DESCRIPTION OF THE TASK:
Write again exactly the lines in the listing below, starting at the line with "Reproduce this chart with Bokeh." and ending at the line with "from bokeh.resources import INLINE", both included. Pictures are not copied.

INFORMATION GIVEN:
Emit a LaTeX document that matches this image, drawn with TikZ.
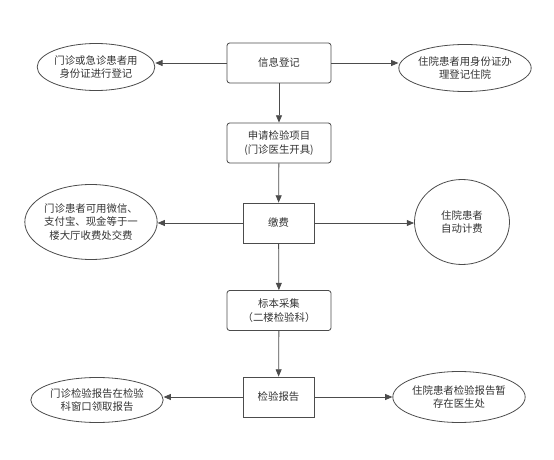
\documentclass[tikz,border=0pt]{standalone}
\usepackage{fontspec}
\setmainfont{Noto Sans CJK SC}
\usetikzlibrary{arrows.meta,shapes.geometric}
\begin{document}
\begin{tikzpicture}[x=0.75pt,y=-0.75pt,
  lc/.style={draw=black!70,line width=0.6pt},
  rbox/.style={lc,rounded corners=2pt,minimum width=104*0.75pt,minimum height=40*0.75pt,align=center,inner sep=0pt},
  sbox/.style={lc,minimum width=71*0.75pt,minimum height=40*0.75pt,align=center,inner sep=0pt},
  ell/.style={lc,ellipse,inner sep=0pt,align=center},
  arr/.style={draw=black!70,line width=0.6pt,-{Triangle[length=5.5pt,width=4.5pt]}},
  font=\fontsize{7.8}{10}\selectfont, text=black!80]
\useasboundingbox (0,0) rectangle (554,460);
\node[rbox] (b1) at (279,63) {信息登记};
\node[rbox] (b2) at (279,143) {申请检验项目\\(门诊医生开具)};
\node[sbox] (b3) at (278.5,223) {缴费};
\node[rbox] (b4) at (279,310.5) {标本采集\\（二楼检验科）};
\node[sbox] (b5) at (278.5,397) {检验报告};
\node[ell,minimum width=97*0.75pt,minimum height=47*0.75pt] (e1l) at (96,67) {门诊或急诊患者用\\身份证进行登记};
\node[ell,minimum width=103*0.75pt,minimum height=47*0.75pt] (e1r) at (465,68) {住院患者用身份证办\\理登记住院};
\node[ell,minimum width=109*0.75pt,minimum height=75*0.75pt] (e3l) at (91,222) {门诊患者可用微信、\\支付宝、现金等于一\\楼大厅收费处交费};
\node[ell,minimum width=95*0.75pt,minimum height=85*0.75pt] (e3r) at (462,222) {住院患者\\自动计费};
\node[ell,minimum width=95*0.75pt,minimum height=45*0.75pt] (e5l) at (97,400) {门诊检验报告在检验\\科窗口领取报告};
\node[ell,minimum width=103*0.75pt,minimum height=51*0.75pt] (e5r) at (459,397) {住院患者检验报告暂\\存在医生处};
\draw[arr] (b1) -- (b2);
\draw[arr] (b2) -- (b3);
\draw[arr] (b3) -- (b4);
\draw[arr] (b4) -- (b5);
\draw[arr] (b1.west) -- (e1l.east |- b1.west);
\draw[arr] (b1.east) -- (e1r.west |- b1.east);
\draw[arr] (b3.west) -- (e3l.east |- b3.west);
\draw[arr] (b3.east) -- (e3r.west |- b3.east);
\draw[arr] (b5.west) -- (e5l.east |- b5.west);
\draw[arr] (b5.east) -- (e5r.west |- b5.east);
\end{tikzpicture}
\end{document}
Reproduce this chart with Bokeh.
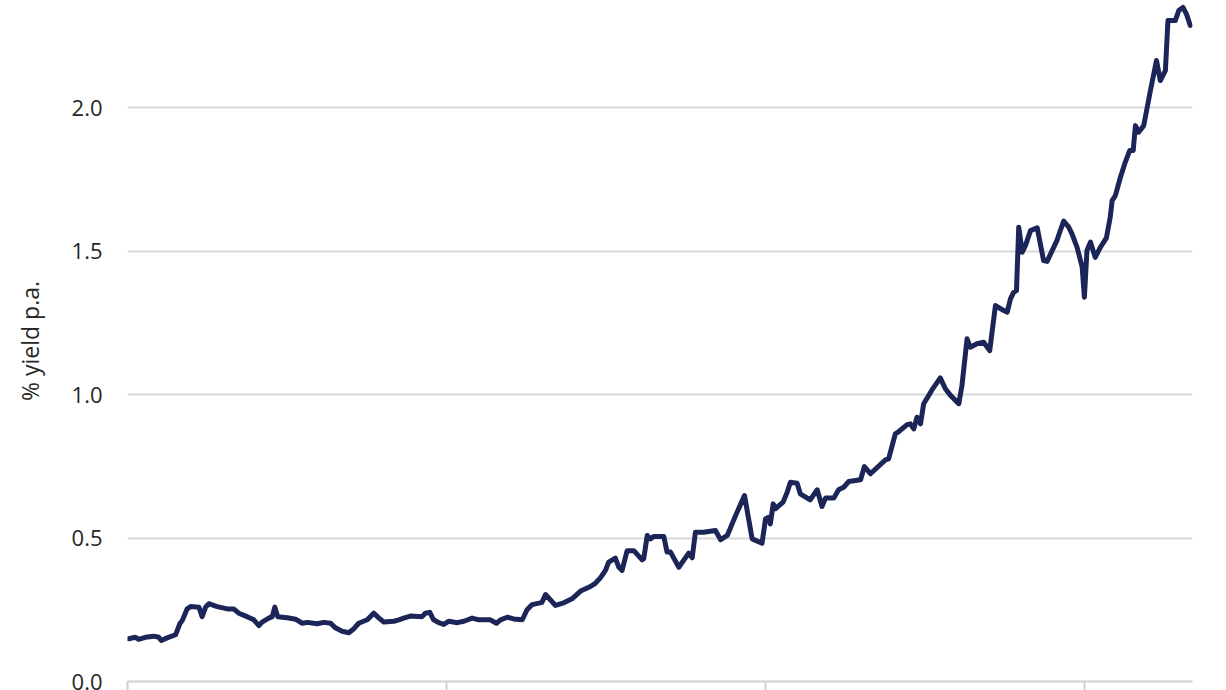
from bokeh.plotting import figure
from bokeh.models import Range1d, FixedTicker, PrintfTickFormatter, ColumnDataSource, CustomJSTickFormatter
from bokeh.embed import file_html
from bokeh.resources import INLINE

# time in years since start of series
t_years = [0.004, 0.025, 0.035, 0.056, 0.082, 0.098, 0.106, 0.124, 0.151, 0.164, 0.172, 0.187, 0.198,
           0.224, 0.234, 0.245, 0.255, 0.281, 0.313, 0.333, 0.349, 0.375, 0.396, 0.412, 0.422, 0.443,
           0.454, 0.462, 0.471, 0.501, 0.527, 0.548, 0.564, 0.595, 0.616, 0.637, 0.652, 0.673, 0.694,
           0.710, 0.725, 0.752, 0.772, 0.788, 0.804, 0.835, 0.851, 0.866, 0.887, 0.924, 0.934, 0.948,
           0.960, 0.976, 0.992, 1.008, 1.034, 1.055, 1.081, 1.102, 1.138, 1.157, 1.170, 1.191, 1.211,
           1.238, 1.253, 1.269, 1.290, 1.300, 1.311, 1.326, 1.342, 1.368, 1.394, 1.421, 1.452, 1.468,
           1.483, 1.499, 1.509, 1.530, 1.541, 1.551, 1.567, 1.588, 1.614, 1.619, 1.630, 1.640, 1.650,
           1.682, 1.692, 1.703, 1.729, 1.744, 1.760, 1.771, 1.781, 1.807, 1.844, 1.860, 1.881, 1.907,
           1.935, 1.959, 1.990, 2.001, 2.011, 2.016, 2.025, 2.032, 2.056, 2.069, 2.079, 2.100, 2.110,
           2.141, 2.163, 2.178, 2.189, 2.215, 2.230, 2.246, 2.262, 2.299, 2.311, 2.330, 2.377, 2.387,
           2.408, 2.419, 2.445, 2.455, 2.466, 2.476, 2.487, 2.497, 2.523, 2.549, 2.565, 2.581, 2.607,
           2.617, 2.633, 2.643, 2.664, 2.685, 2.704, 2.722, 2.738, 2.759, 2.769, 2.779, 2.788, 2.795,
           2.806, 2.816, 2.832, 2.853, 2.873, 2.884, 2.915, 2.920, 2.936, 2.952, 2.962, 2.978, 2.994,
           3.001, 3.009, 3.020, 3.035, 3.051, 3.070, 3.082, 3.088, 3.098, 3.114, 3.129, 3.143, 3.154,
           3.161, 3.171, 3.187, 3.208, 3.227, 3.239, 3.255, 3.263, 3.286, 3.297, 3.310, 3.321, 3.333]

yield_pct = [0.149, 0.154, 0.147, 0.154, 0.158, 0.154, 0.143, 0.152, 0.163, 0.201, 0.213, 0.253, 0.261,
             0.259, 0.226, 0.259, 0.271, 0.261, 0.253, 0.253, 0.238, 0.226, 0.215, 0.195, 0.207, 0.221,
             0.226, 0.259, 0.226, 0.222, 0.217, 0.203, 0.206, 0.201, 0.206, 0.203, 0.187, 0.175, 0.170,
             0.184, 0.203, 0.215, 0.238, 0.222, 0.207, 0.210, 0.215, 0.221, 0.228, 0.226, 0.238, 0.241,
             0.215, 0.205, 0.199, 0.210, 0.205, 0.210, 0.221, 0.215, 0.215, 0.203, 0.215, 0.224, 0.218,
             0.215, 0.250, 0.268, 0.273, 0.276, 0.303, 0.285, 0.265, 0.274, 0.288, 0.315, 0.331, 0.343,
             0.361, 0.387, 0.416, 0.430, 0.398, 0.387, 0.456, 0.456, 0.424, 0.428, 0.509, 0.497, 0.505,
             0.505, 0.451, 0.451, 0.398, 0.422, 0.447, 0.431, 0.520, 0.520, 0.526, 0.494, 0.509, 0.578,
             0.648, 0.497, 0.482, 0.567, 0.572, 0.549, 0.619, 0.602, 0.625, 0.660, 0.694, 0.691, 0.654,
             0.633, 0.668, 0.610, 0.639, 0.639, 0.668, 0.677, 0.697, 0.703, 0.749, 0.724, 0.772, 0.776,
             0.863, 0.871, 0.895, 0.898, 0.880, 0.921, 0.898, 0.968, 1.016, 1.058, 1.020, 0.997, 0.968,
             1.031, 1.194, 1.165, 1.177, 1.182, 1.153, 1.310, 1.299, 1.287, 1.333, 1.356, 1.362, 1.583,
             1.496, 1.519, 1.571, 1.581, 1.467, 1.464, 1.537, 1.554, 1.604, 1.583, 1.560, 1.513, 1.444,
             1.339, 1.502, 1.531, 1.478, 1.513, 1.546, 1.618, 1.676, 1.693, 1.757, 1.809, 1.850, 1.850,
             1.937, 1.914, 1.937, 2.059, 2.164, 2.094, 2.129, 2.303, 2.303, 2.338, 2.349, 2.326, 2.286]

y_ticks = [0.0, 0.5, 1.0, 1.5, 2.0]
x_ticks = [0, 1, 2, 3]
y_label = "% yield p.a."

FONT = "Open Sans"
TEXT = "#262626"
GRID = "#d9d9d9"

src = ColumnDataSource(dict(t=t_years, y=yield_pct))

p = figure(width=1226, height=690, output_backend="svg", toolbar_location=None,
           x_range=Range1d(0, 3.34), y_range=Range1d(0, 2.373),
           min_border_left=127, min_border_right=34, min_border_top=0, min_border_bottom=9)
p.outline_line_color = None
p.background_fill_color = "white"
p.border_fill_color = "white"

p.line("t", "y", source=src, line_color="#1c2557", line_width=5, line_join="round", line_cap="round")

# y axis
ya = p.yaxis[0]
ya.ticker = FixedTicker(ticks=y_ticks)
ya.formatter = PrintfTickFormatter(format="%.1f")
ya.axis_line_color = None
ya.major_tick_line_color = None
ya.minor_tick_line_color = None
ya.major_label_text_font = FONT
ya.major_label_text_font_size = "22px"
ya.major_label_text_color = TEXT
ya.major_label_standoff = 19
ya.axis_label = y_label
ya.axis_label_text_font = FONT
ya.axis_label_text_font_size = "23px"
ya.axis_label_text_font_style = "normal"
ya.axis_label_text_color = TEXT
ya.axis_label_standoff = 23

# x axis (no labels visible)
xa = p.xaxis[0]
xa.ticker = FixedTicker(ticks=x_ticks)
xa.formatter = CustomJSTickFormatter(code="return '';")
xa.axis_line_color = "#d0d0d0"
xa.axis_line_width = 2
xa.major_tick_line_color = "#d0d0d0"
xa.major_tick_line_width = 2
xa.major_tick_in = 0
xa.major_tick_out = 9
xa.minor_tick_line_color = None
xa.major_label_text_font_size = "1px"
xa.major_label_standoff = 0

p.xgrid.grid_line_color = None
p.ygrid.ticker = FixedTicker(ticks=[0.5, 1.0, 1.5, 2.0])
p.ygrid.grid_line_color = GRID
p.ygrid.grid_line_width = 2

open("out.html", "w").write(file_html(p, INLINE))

OUTPUT OF THE EXERCISE:
Reproduce this chart with Bokeh.
from bokeh.plotting import figure
from bokeh.models import Range1d, FixedTicker, PrintfTickFormatter, ColumnDataSource, CustomJSTickFormatter
from bokeh.embed import file_html
from bokeh.resources import INLINE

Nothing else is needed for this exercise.